● TASK TO CARRY OUT: Search the data for the string "that" and extract every line where it appears.

● SUPPLIED INFORMATION:
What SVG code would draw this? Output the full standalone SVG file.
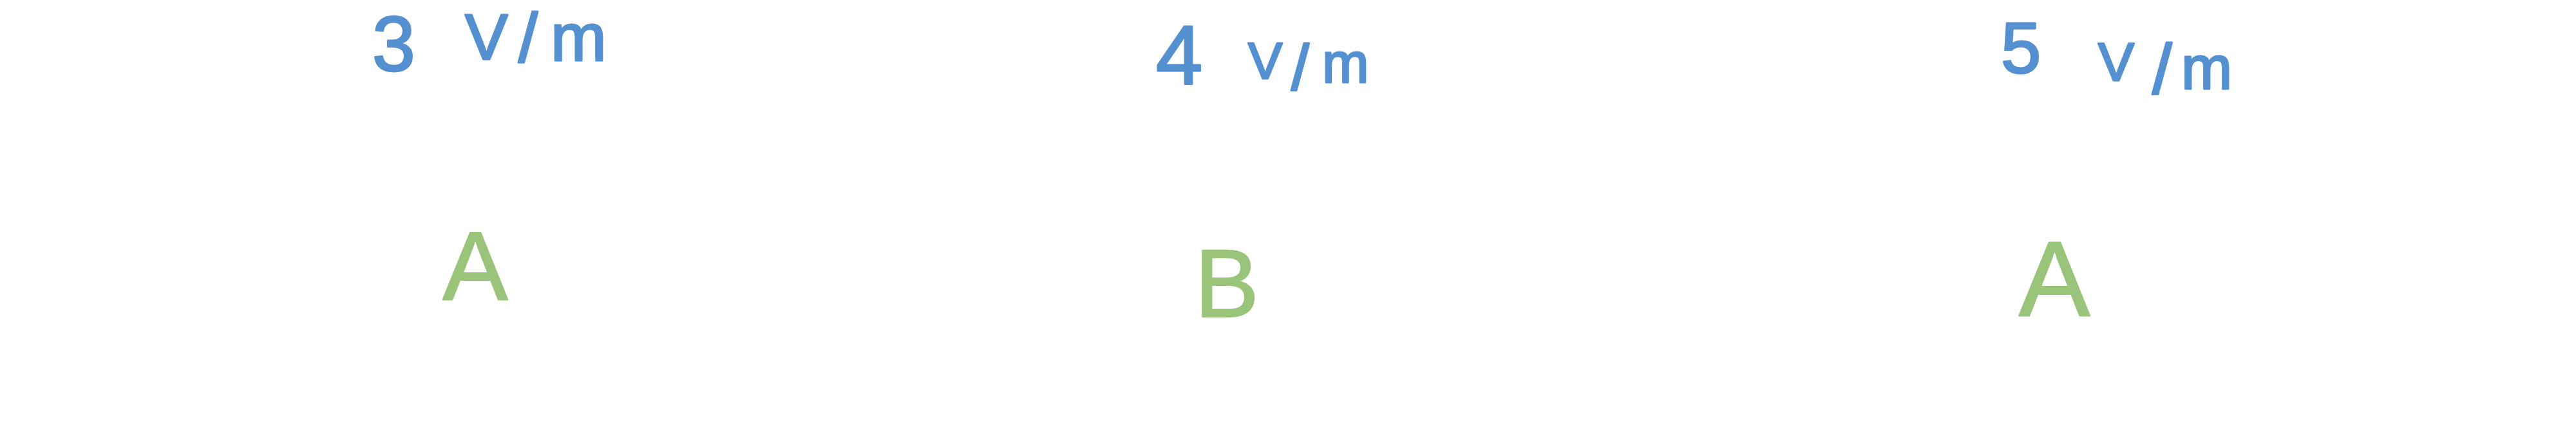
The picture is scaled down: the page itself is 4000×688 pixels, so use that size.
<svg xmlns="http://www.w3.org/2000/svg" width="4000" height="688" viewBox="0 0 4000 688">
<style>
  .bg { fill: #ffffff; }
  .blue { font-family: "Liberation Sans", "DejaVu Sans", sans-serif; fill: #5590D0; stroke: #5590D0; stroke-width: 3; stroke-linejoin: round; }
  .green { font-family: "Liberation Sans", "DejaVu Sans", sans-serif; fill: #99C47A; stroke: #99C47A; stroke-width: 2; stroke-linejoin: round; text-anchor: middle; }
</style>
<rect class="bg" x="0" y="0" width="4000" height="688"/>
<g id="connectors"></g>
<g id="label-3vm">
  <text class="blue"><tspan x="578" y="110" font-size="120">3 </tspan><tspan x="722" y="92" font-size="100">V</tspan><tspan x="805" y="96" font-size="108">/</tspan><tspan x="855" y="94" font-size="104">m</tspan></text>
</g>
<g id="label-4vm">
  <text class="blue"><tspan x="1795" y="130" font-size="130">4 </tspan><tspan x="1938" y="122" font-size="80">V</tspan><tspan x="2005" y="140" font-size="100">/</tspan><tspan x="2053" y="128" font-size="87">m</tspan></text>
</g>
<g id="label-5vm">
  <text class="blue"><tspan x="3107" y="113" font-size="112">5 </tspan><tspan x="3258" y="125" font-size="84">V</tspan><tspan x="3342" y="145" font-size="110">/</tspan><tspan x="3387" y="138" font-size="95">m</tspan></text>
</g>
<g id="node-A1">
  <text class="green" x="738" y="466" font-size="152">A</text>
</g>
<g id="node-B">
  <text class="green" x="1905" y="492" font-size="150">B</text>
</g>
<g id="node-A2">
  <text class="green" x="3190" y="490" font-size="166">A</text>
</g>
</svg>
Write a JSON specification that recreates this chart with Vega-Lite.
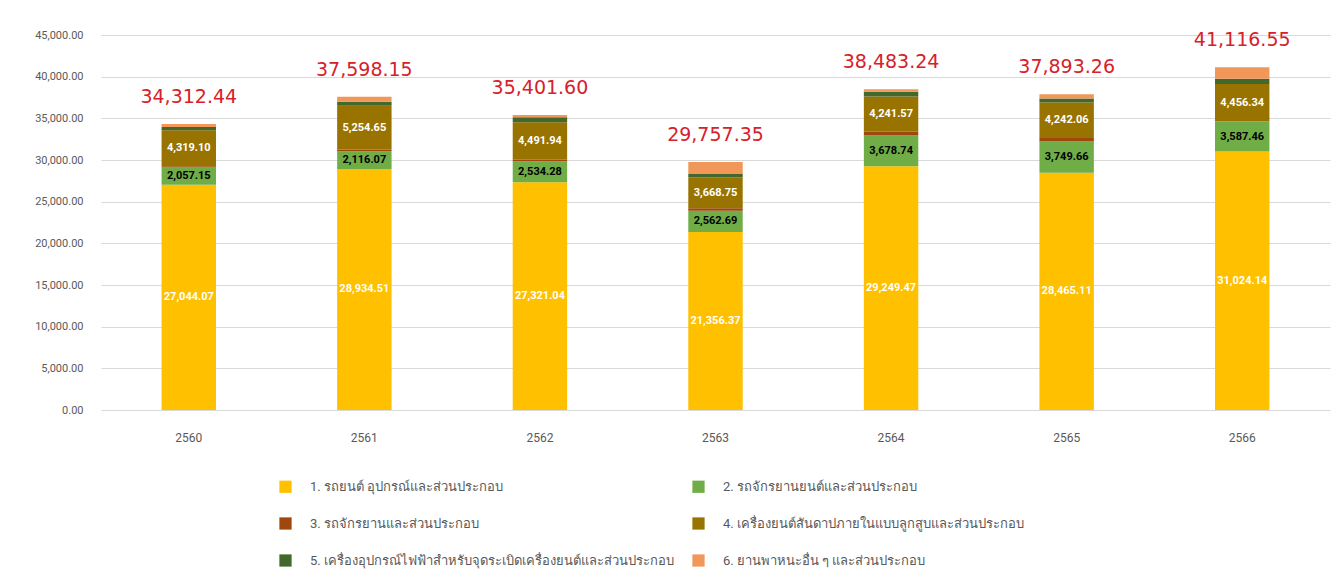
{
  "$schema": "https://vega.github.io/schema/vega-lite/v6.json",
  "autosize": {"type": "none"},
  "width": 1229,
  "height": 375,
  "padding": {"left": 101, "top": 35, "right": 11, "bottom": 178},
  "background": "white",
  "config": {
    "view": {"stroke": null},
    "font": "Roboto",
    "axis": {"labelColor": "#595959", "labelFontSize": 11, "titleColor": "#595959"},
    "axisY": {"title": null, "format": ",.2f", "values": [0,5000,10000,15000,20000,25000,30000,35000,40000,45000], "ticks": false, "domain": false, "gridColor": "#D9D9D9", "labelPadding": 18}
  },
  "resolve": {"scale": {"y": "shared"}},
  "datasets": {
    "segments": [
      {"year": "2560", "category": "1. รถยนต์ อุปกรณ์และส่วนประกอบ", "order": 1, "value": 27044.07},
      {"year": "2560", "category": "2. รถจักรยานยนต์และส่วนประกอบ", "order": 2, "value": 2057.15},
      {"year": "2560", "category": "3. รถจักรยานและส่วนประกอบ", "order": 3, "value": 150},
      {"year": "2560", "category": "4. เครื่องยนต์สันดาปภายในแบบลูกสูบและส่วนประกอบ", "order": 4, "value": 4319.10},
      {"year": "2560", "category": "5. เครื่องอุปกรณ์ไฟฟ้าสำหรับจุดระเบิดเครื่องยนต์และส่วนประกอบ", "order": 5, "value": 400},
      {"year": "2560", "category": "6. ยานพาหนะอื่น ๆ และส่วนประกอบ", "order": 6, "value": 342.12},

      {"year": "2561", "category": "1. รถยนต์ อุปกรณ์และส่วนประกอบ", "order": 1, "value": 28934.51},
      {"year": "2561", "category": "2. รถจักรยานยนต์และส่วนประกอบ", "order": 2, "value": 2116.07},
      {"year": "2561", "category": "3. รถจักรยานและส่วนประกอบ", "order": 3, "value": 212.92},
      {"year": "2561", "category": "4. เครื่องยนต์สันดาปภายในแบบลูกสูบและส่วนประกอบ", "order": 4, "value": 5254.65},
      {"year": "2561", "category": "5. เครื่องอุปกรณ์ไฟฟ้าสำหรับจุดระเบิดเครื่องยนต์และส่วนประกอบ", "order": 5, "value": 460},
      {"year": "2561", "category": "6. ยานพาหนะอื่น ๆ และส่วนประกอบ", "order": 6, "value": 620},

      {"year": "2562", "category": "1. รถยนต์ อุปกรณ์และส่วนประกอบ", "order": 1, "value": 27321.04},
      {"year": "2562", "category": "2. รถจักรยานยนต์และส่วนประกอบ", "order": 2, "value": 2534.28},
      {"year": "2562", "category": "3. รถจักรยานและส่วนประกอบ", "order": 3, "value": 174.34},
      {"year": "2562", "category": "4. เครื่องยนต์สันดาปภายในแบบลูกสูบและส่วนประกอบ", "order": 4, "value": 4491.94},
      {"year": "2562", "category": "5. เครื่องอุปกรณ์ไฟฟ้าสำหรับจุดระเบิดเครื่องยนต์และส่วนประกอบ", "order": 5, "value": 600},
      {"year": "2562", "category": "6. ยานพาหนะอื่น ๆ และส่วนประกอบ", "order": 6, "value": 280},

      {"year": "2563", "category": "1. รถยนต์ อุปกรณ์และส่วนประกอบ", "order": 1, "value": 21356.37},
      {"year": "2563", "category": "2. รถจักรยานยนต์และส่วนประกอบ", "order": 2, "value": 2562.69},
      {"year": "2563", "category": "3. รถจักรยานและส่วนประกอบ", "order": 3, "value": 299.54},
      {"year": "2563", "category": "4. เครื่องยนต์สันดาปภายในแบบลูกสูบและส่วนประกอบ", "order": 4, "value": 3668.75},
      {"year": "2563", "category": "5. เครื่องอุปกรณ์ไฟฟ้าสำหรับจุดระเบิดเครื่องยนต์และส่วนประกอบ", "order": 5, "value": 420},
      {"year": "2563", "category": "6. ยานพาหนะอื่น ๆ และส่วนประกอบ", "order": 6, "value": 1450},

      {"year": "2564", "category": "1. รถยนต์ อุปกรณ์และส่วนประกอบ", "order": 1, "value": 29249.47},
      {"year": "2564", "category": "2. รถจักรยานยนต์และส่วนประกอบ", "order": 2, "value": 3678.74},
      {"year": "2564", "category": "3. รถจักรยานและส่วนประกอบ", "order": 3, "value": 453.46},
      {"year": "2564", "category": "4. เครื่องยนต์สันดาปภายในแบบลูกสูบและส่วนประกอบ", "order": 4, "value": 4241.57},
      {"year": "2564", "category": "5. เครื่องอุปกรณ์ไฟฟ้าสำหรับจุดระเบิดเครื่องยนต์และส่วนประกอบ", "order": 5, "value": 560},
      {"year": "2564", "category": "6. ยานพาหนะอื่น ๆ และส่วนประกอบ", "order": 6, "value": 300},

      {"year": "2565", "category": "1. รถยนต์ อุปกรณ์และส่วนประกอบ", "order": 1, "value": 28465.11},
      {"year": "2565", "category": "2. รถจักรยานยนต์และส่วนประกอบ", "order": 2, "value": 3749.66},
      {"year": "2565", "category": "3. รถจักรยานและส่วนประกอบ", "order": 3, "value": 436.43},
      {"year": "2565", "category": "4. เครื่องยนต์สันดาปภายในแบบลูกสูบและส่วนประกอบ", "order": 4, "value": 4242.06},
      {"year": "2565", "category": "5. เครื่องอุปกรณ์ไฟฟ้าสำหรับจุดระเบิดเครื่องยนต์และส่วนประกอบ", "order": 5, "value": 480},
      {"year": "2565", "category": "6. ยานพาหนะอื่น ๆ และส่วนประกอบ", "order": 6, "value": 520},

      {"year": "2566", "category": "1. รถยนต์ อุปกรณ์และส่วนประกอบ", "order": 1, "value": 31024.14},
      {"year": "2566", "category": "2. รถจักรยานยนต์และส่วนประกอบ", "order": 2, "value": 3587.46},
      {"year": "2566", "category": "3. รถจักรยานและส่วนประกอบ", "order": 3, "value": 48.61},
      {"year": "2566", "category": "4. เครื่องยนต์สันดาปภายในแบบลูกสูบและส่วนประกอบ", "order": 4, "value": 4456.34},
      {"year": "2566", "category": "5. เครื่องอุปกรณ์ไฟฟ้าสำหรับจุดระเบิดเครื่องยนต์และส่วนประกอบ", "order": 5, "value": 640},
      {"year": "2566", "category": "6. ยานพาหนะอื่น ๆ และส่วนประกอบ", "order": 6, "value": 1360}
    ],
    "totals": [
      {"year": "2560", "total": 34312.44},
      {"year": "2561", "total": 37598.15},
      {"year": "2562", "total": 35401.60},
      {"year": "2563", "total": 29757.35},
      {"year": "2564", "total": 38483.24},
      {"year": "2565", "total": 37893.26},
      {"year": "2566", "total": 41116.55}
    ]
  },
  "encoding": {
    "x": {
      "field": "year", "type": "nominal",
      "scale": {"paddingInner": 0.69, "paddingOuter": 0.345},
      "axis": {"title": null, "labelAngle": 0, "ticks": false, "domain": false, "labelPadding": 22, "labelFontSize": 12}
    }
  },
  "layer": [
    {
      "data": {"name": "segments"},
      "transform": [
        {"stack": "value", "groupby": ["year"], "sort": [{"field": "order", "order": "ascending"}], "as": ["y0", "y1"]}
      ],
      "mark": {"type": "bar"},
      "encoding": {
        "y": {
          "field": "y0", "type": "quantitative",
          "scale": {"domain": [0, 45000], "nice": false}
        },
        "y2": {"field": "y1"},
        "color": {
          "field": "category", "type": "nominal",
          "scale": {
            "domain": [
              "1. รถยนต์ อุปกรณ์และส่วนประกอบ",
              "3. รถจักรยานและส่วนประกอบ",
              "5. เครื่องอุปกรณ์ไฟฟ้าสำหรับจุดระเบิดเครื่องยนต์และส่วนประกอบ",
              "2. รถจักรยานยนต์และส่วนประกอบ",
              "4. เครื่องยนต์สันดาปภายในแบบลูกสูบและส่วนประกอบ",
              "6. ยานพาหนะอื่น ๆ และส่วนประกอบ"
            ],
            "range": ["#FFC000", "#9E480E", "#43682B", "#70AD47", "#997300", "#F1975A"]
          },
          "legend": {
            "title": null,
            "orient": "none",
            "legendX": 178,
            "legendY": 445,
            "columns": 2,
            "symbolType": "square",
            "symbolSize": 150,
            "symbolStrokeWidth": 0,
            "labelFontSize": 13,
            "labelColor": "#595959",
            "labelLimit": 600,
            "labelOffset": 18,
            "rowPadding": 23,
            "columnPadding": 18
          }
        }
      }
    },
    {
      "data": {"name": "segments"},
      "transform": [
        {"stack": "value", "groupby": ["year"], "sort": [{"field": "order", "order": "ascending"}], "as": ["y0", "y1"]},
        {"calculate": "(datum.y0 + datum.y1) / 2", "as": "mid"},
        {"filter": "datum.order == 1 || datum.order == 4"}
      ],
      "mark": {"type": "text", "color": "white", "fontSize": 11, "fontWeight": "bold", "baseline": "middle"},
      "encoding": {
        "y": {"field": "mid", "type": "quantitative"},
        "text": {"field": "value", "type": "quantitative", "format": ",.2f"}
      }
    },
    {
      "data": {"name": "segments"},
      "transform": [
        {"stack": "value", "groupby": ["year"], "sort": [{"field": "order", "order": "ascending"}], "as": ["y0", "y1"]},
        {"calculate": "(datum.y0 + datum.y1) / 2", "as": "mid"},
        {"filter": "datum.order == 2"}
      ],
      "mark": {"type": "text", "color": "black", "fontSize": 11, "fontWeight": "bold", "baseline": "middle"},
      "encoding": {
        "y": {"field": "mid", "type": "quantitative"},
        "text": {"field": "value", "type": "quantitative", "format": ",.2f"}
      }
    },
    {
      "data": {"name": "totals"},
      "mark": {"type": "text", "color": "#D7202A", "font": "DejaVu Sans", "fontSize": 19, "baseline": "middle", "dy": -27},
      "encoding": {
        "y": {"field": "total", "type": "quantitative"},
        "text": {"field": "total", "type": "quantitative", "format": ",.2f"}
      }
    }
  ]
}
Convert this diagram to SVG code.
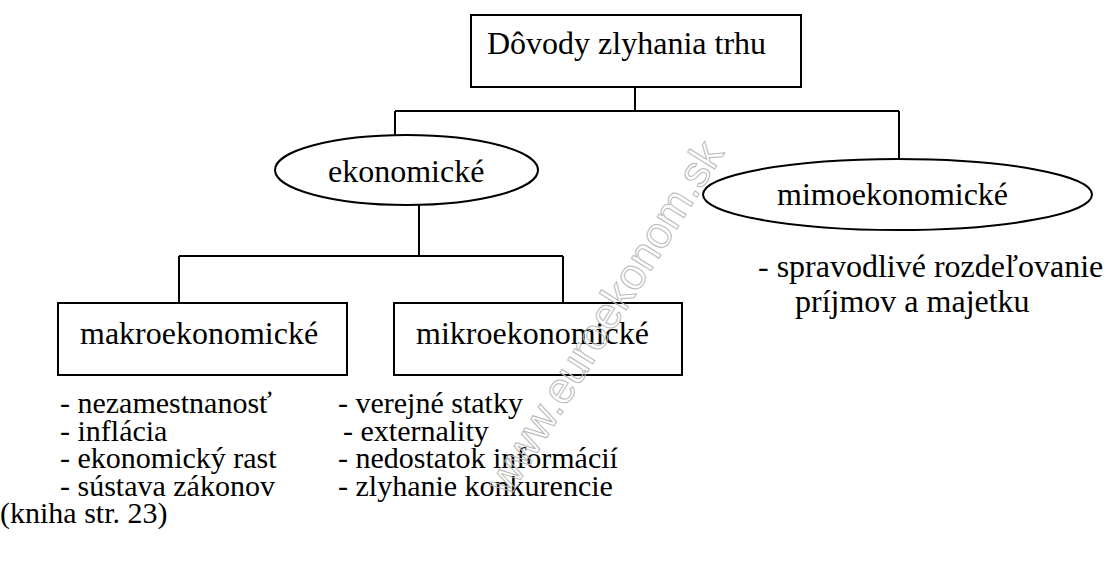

● OUTPUT OF THE TASK:
The picture is scaled down: the page itself is 4000×688 pixels, so use that size.
Write a JSON specification that recreates this chart with Vega-Lite.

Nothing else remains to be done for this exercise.